** Begin Provided material **

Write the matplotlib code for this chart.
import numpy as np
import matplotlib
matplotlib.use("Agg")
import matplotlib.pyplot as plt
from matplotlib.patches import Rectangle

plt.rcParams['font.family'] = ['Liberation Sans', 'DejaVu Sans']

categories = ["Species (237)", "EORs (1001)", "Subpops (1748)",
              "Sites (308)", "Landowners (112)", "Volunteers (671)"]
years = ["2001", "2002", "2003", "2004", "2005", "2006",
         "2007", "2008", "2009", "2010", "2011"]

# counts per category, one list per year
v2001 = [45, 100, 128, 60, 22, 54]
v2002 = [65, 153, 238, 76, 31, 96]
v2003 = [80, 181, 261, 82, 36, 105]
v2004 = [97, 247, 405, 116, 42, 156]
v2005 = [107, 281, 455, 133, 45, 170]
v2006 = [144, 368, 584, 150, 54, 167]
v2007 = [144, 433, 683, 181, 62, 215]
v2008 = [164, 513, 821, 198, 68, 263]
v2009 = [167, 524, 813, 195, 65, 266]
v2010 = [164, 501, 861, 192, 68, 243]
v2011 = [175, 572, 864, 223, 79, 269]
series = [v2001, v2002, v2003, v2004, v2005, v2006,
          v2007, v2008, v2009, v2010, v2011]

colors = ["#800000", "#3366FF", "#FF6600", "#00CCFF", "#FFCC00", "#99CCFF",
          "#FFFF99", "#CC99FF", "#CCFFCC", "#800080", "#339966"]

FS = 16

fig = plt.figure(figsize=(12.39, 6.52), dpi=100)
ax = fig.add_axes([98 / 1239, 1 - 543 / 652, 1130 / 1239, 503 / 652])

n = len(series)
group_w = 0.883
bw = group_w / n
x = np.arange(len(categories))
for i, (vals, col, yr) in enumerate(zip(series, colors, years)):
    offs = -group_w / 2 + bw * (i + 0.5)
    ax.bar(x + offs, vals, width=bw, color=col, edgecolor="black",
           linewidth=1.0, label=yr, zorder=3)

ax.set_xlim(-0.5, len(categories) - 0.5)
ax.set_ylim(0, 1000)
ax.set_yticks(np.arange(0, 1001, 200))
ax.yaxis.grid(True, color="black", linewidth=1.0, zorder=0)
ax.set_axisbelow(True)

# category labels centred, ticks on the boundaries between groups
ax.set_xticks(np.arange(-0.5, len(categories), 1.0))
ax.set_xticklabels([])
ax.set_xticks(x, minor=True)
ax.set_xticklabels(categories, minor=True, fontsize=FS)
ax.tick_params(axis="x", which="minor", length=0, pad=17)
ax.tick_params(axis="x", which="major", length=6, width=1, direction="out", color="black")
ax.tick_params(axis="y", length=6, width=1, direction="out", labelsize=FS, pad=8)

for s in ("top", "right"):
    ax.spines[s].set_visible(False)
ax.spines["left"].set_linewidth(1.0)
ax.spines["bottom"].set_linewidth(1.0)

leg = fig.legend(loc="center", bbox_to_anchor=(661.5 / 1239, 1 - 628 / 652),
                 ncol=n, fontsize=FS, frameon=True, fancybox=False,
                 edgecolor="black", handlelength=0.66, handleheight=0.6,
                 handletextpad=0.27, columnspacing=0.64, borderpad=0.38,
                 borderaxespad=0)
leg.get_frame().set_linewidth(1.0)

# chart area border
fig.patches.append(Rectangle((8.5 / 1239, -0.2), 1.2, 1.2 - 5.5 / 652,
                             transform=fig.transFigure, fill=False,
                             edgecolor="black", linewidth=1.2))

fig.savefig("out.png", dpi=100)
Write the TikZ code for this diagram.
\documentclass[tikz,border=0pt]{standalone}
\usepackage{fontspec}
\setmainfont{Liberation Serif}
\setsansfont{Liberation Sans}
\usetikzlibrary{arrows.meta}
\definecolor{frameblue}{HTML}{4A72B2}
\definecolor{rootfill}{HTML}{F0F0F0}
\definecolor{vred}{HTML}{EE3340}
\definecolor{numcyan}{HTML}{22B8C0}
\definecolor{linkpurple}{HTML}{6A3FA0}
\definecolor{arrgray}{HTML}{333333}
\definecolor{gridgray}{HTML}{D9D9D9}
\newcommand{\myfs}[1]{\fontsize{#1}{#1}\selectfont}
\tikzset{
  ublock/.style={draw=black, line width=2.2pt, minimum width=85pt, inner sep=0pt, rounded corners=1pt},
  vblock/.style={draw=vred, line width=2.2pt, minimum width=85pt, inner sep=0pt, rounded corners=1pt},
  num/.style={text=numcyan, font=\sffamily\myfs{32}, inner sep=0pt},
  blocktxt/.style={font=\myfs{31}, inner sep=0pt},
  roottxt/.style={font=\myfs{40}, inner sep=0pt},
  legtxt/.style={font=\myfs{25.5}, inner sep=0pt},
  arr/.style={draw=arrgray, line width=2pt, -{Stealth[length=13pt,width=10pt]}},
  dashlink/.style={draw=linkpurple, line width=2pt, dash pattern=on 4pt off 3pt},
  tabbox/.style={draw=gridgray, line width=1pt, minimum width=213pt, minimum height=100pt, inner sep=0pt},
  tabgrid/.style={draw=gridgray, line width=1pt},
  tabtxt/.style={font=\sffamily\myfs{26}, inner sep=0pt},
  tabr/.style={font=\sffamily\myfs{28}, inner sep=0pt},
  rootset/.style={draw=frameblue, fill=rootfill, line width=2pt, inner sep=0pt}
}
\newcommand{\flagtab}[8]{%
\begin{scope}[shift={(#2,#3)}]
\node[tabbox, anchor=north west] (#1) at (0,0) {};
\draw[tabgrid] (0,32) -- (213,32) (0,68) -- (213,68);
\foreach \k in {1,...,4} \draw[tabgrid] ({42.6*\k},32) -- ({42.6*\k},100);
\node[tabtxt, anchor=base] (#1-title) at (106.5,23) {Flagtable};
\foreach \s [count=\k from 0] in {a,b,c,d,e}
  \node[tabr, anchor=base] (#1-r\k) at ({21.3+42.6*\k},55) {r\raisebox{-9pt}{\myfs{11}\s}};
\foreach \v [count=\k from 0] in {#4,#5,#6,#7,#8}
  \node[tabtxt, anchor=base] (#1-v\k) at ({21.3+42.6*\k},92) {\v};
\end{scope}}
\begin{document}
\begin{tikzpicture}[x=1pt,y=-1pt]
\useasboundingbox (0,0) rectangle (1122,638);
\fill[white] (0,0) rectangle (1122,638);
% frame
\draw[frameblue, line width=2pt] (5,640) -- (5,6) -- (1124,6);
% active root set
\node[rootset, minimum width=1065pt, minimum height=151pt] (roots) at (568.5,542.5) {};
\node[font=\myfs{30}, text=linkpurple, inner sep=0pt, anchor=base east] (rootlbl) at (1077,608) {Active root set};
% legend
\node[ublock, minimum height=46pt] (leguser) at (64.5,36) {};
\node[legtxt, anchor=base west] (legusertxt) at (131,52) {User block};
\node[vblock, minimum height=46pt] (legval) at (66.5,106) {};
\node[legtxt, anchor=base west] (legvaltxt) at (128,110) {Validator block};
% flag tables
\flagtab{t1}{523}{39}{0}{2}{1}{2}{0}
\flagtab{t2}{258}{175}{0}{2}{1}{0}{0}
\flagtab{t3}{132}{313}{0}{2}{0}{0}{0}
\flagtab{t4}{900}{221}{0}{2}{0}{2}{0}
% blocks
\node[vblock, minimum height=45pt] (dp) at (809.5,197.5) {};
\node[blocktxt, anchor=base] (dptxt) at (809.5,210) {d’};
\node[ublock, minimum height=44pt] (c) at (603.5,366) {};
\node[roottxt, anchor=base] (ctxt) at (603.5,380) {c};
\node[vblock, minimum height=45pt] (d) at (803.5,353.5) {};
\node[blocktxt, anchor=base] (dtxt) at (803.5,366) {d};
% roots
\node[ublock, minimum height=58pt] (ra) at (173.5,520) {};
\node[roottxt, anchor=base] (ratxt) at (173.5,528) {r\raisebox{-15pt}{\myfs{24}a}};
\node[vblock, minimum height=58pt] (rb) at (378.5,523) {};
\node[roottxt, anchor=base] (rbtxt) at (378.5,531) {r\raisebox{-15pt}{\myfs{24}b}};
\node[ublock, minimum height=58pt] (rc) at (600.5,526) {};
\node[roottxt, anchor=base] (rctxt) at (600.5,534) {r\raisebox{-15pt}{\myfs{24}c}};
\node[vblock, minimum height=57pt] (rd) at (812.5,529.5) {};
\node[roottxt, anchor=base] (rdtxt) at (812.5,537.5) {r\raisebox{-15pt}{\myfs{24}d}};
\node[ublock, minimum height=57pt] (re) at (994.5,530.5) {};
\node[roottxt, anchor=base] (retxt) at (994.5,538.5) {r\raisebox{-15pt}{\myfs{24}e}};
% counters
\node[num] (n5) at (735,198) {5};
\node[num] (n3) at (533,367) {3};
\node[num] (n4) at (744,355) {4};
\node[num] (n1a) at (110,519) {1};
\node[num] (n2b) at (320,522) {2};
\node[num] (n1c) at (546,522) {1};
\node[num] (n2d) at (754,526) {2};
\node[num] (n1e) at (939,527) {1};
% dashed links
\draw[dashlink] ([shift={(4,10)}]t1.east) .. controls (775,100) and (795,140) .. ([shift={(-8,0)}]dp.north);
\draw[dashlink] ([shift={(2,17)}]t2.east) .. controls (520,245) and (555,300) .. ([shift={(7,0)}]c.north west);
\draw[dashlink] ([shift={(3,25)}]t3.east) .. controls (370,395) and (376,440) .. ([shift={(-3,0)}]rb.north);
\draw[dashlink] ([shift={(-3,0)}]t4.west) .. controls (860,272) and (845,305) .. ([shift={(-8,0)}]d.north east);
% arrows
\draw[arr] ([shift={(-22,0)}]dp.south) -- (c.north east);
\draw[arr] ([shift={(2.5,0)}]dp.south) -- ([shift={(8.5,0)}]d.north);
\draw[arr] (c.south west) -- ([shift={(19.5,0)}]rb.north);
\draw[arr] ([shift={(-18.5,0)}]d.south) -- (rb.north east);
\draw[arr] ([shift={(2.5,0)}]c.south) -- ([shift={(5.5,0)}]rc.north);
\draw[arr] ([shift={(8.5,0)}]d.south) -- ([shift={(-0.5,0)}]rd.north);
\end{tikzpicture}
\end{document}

** End Provided material **

_Work to do_
Starting with the first line of the records, repeat every line up to and including the one containing "ax = fig.add_axes([98", and nothing else.

_Solution to this problem_
Write the matplotlib code for this chart.
import numpy as np
import matplotlib
matplotlib.use("Agg")
import matplotlib.pyplot as plt
from matplotlib.patches import Rectangle

plt.rcParams['font.family'] = ['Liberation Sans', 'DejaVu Sans']

categories = ["Species (237)", "EORs (1001)", "Subpops (1748)",
              "Sites (308)", "Landowners (112)", "Volunteers (671)"]
years = ["2001", "2002", "2003", "2004", "2005", "2006",
         "2007", "2008", "2009", "2010", "2011"]

# counts per category, one list per year
v2001 = [45, 100, 128, 60, 22, 54]
v2002 = [65, 153, 238, 76, 31, 96]
v2003 = [80, 181, 261, 82, 36, 105]
v2004 = [97, 247, 405, 116, 42, 156]
v2005 = [107, 281, 455, 133, 45, 170]
v2006 = [144, 368, 584, 150, 54, 167]
v2007 = [144, 433, 683, 181, 62, 215]
v2008 = [164, 513, 821, 198, 68, 263]
v2009 = [167, 524, 813, 195, 65, 266]
v2010 = [164, 501, 861, 192, 68, 243]
v2011 = [175, 572, 864, 223, 79, 269]
series = [v2001, v2002, v2003, v2004, v2005, v2006,
          v2007, v2008, v2009, v2010, v2011]

colors = ["#800000", "#3366FF", "#FF6600", "#00CCFF", "#FFCC00", "#99CCFF",
          "#FFFF99", "#CC99FF", "#CCFFCC", "#800080", "#339966"]

FS = 16

fig = plt.figure(figsize=(12.39, 6.52), dpi=100)
ax = fig.add_axes([98 / 1239, 1 - 543 / 652, 1130 / 1239, 503 / 652])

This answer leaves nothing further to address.